(Data segment):
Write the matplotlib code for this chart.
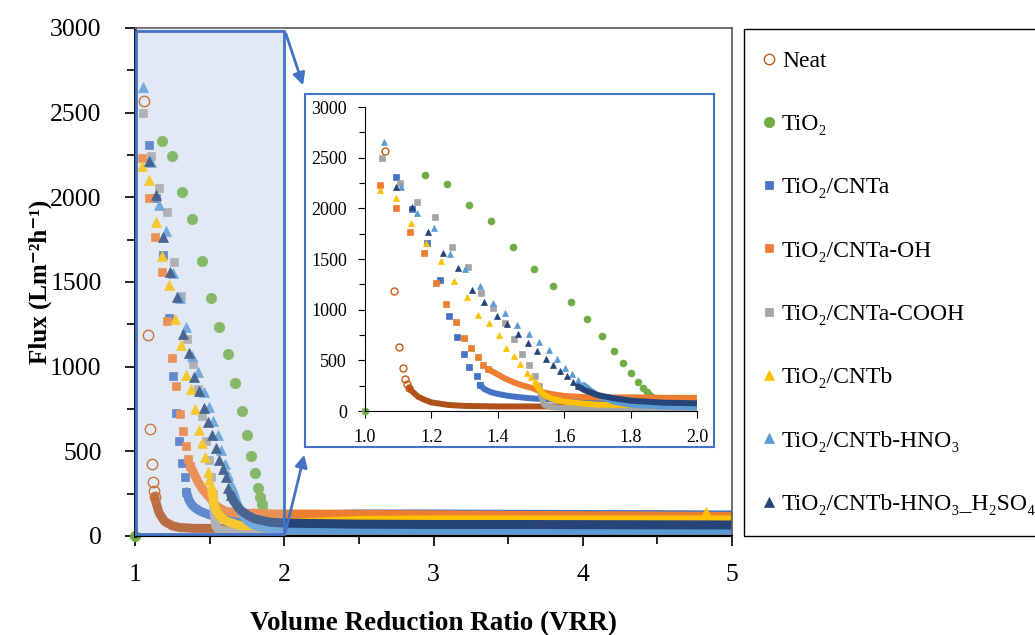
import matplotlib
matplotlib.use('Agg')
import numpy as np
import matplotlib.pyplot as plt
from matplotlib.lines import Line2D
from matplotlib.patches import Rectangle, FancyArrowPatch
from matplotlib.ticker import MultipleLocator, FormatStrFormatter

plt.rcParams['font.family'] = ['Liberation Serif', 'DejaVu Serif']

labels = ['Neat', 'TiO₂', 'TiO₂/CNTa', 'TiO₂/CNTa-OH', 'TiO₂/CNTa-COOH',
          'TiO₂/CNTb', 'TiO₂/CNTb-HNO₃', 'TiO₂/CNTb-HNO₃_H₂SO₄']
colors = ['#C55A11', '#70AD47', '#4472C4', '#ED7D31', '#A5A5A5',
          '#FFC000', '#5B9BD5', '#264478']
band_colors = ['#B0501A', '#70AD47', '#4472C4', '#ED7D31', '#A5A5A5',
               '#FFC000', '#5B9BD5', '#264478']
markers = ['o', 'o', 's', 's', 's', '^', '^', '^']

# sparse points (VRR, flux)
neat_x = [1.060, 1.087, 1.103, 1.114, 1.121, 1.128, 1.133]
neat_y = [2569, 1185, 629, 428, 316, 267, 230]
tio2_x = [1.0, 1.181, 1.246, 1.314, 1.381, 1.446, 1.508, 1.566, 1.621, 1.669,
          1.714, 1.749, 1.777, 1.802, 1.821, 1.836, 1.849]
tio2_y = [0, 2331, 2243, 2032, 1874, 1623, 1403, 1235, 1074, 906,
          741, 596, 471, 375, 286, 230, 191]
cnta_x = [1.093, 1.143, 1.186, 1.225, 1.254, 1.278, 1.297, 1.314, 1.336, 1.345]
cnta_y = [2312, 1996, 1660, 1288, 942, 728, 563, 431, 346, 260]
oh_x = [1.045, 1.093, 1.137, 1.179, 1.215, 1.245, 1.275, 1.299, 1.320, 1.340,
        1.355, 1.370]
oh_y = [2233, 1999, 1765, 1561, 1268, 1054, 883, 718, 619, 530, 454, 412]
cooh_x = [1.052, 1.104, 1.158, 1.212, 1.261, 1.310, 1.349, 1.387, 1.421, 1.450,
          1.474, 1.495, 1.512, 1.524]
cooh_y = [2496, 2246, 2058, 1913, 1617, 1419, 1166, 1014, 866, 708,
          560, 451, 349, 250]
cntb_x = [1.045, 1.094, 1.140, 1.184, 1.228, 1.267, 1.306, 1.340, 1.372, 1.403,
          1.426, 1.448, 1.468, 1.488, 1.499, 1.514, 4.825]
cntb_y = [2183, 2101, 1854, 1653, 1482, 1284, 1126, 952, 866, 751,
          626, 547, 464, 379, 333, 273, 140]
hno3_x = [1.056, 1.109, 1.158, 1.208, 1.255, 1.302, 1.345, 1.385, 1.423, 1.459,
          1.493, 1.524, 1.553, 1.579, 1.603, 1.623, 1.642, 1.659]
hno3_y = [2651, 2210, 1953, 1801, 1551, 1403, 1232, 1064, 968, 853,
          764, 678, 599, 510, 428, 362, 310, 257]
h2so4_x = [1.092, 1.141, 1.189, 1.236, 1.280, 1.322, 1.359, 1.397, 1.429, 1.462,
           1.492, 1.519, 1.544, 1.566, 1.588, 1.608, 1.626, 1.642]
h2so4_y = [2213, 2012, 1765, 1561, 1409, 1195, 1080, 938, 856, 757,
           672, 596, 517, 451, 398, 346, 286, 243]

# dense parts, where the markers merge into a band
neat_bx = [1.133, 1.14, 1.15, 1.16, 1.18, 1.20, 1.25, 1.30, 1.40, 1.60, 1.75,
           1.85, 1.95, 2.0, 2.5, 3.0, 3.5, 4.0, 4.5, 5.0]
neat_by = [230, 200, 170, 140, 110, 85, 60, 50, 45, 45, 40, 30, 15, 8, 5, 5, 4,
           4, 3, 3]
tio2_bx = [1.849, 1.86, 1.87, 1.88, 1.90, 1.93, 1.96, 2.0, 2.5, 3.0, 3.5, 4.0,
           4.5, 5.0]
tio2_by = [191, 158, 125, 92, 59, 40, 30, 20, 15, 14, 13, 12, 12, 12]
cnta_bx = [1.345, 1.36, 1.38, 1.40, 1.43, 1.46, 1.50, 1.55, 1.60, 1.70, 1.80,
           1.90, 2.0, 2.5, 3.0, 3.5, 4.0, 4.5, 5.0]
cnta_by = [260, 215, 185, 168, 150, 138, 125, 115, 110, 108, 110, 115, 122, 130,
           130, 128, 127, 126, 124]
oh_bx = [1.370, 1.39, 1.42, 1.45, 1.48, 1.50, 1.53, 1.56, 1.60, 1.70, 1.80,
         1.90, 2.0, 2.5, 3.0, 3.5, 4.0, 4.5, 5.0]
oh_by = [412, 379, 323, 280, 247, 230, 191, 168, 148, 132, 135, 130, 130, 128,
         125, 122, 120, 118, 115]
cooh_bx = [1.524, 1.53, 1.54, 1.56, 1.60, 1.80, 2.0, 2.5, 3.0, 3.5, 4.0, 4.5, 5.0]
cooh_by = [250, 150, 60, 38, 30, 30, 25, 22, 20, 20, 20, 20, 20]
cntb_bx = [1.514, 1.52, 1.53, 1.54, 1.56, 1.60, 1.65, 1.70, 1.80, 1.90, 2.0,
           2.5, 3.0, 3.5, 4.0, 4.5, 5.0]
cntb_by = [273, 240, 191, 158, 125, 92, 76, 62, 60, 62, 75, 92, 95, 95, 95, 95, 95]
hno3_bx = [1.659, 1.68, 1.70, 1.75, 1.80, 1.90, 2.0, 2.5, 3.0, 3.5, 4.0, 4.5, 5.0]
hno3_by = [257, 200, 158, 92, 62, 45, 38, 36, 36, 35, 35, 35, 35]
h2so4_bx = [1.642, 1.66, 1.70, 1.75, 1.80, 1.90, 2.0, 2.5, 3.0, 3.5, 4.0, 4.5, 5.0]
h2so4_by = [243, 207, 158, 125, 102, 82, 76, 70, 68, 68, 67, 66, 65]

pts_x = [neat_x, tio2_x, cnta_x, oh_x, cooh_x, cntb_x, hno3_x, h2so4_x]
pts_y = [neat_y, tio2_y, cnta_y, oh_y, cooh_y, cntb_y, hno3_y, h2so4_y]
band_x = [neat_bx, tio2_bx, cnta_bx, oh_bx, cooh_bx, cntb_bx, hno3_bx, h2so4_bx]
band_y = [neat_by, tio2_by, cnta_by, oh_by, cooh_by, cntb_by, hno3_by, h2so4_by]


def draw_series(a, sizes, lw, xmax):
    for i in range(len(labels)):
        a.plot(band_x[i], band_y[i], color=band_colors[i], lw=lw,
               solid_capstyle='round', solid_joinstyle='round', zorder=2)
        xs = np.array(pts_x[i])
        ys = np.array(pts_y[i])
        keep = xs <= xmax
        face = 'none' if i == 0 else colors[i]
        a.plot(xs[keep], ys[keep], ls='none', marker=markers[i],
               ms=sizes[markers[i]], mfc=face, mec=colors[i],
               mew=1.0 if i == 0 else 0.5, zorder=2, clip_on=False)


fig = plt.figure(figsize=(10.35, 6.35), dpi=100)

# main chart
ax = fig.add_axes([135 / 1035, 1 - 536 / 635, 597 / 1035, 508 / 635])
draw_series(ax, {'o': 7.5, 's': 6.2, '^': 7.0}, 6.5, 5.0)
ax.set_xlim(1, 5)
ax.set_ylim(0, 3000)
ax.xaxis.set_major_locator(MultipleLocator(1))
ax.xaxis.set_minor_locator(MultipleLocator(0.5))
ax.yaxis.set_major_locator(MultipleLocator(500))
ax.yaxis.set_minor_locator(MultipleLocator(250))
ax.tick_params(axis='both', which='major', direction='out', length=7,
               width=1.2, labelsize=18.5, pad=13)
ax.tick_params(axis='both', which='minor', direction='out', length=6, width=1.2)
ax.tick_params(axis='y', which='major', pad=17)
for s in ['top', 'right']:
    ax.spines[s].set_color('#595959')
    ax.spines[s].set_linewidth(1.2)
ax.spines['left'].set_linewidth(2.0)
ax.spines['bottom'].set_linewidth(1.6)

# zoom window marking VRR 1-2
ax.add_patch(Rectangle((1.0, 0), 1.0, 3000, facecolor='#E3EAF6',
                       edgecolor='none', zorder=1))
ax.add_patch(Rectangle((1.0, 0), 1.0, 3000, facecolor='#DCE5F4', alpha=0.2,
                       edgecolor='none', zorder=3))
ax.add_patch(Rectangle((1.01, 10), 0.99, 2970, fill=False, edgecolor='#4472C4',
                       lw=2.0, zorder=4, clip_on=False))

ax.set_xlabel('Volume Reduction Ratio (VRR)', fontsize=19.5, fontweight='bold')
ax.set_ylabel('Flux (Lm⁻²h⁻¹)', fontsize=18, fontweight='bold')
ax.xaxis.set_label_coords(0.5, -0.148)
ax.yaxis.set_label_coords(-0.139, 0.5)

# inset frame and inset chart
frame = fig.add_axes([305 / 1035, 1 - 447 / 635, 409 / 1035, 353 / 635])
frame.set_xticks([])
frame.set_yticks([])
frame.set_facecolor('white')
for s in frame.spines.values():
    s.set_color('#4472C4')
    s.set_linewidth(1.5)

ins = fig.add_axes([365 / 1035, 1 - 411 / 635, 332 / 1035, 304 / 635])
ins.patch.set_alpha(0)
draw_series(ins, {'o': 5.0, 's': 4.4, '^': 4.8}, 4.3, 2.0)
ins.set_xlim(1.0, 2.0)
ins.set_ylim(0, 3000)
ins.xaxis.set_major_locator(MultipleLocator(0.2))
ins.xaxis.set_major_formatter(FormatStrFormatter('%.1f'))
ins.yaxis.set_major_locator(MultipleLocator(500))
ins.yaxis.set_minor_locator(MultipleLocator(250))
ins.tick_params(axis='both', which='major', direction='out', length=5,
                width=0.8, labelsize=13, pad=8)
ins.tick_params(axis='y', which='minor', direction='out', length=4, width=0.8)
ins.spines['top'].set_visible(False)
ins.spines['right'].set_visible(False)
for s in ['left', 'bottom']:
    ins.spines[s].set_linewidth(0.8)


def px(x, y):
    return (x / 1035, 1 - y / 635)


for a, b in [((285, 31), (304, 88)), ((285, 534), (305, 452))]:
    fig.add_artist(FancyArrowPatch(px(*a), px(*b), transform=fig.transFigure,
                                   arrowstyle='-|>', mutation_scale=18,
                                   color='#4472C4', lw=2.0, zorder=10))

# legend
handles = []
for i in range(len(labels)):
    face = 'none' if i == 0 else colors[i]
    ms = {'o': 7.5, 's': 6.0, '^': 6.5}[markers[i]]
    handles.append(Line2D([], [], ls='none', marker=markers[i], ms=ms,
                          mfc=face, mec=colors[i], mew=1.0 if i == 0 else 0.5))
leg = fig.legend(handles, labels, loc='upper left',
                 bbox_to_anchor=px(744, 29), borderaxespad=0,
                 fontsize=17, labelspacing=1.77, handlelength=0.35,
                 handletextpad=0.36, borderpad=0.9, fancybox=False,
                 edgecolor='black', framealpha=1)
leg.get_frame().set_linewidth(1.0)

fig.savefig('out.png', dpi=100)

(Objective):
Exactly as they appear, print the lines of the listing above from its first line through the line that contains "plt.rcParams['font.family'] = ['Liberation", minus the pictures.

(Written solution):
Write the matplotlib code for this chart.
import matplotlib
matplotlib.use('Agg')
import numpy as np
import matplotlib.pyplot as plt
from matplotlib.lines import Line2D
from matplotlib.patches import Rectangle, FancyArrowPatch
from matplotlib.ticker import MultipleLocator, FormatStrFormatter

plt.rcParams['font.family'] = ['Liberation Serif', 'DejaVu Serif']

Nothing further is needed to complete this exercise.